Si usted va a algún Festival Popular del Caribe y pregunta si existe alguna recopilación de los temas ganadores de la modalidad de canción inédita, es probable que la respuesta sea negativa. Quizá los organizadores digan que es una idea que habían pensado o se ha intentado en ocasiones, o es posible que reconozcan que es una gran idea y que no lo habían pensado.
Las canciones existen pero no se graban, y cuando se quieren grabar, aquel autor quizá no está, no puede o nos encontramos ante la patética imagen del final de un creativo, que describe a nuestros músicos y compositor pobres, solos y olvidados.
Con los relatos que dibujan esos últimos momentos, está también el discurso que da cuenta su grandeza; su maestría, creatividad y aportes a la tradición musical del país. Relatos de esos hemos leído tras la muerte de hombres y mujeres como Toño Fernández, Pacho Rada, Eulalia González, Eliécer el currarro Meléndez, Enrique Arias, Encarnación Tovar o Etelvina Maldonado (la lista es larga).

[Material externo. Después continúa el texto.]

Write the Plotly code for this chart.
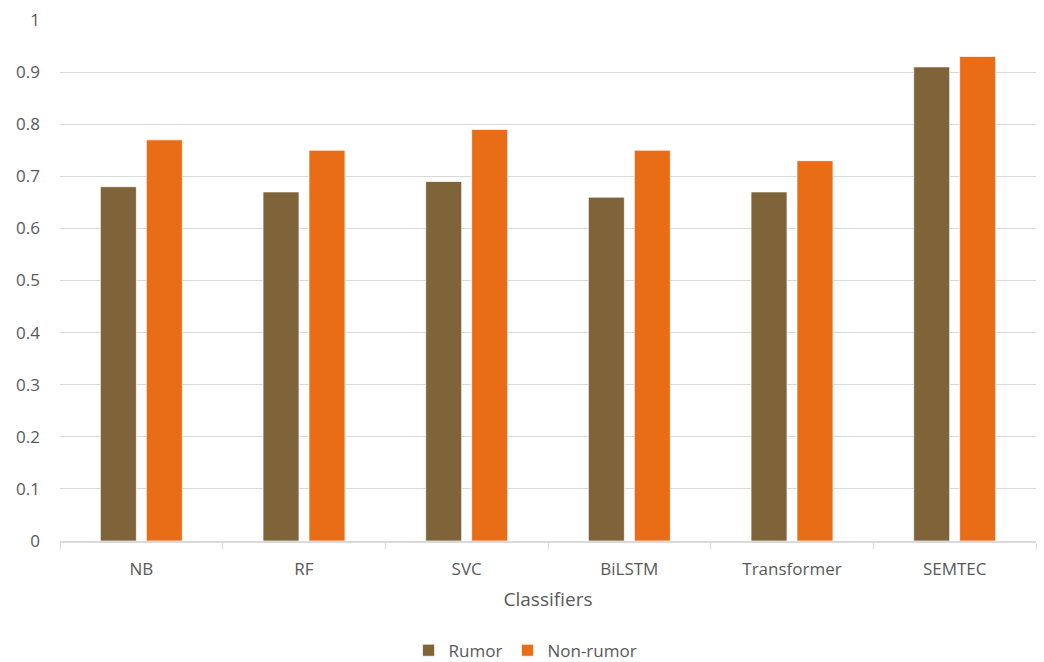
import plotly.graph_objects as go

classifiers = ["NB", "RF", "SVC", "BiLSTM", "Transformer", "SEMTEC"]
rumor = [0.68, 0.67, 0.69, 0.66, 0.67, 0.91]
non_rumor = [0.77, 0.75, 0.79, 0.75, 0.73, 0.93]
y_ticks = [0, 0.1, 0.2, 0.3, 0.4, 0.5, 0.6, 0.7, 0.8, 0.9, 1]
y_tick_text = ["0", "0.1", "0.2", "0.3", "0.4", "0.5", "0.6", "0.7", "0.8", "0.9", "1"]

FONT = "Open Sans"
TEXT = "#595959"
GRID = "#d9d9d9"

fig = go.Figure()
fig.add_trace(go.Bar(name="Rumor", x=classifiers, y=rumor,
                     marker=dict(color="#7f6339", line=dict(color="#ffffff", width=0.7))))
fig.add_trace(go.Bar(name="Non-rumor", x=classifiers, y=non_rumor,
                     marker=dict(color="#e96c17", line=dict(color="#ffffff", width=0.7))))

fig.update_layout(
    width=1044, height=662,
    margin=dict(l=60, r=8, t=20, b=121, autoexpand=False),
    paper_bgcolor="white", plot_bgcolor="white",
    barmode="group", bargap=0.435, bargroupgap=0.217,
    font=dict(family=FONT, color=TEXT, size=17),
    showlegend=True,
    legend=dict(orientation="h", x=0.477, xanchor="center", y=-0.176, yanchor="top",
                font=dict(size=17, color=TEXT), itemwidth=30, traceorder="normal"),
)
fig.update_yaxes(range=[0, 1], tickvals=y_ticks, ticktext=y_tick_text,
                 showgrid=True, gridcolor=GRID, gridwidth=1,
                 zeroline=False, showline=False, ticks="", automargin=False,
                 ticklabelstandoff=19, tickfont=dict(size=17, color=TEXT))
fig.update_xaxes(title=dict(text="Classifiers", font=dict(size=19, color=TEXT), standoff=14),
                 showline=True, linecolor=GRID, linewidth=1.5, automargin=False,
                 ticks="outside", tickson="boundaries", ticklen=6, tickcolor=GRID,
                 ticklabelstandoff=12, tickfont=dict(size=17, color=TEXT))

fig.write_html("out.html")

Con los registros mediáticos de la patética imagen, surgen también las voces que cuestionan: ¿cómo es posible? ¿Cuál es el valor que una sociedad da a sus compositores? ¿Cuál es el papel del Estado en el bienestar de aquellos que enriquecen su patrimonio musical? ¿Cuál es el papel de las agremiaciones que buscan proteger su bienestar? Hasta rematar, lleno de indignación, con la expresión (cacareada) “!Esto no puede volver a pasar!”.
El acto de crear, ejercido por aquellos que mueren en medio de la indigencia, no guarda ninguna relación con la manera en que perecen sino con la forma en que sus creaciones son valoradas. Tiene que ver con sus formas de sentir a partir de aquella inspiración que es imposible controlar, que brota, centrada en nociones personales que al final construyen, para el caso de la música popular de la región Caribe, seres únicos, virtuosos, excepcionales…
Los productos culturales tienen origen en el individuo-creador, universo donde la cultura toma forma o se transforma. El creador reelabora sus realidades, vivencias y experiencias en un producto que va a insertarse en la sociedad.
Fiestas populares o religiosas, concursos de intérpretes y compositores, festivales de todo tipo, abrieron para estos seres, espacios donde mostrar sus virtudes. Pero es tiempo de cuestionarnos si el hecho que sus canciones y composiciones se muestran en festivales ha posibilitado que estos seres encuentren mejores beneficios y por ende crecimientos en sus realizaciones humanas.
La región Caribe posee una multiplicidad de matices, los cuales varían incluso al pasar de una región a otra. El mapa musical del Caribe traza y mezcla alegrías. Zonas de cumbia y tamboras; de sones de negro y pajarito; de música de acordeón y gaitas; de lumbalú y mapalé: de sextetos y chandé; de pitos y bailes canta’os. Una singularidad musical que encuentra matices en cada pueblo, cuya promoción y difusión encuentra serias y deshonestas barreras mediáticas (esa es otra historia de enriquecimiento ilícito y mal gusto)
Hace uno días, Grilbin Revel Sáenz, uno de los grandes compositores de Bolívar, quien vive en Barrando de Loba, me comentaba con cierto asomo de tristeza que pese a sus triunfos en más de 15 festivales de la región, aún no tenía un trabajo discográfico digno. Recordé aquí un verso del poeta Juan Manuel Roca: “Aquí crecen la rabia y las orquídeas por parejo”.
Al final, Grilbin, en medio de esa timidez que carga, me dijo con un ímpetu que no le conocía, que esas músicas: “Se mueren con quién las hace, y en sus gavetas se arruinan”, como dice uno de sus paseos vallenatos, porque jamás se graban, y grabarlas: “Es la única manera de blindarnos de tanto ritmo foráneo que nada tiene que ver con nuestras vidas, con nuestra manera de ser y sentir en estas tierras de mares y ríos”.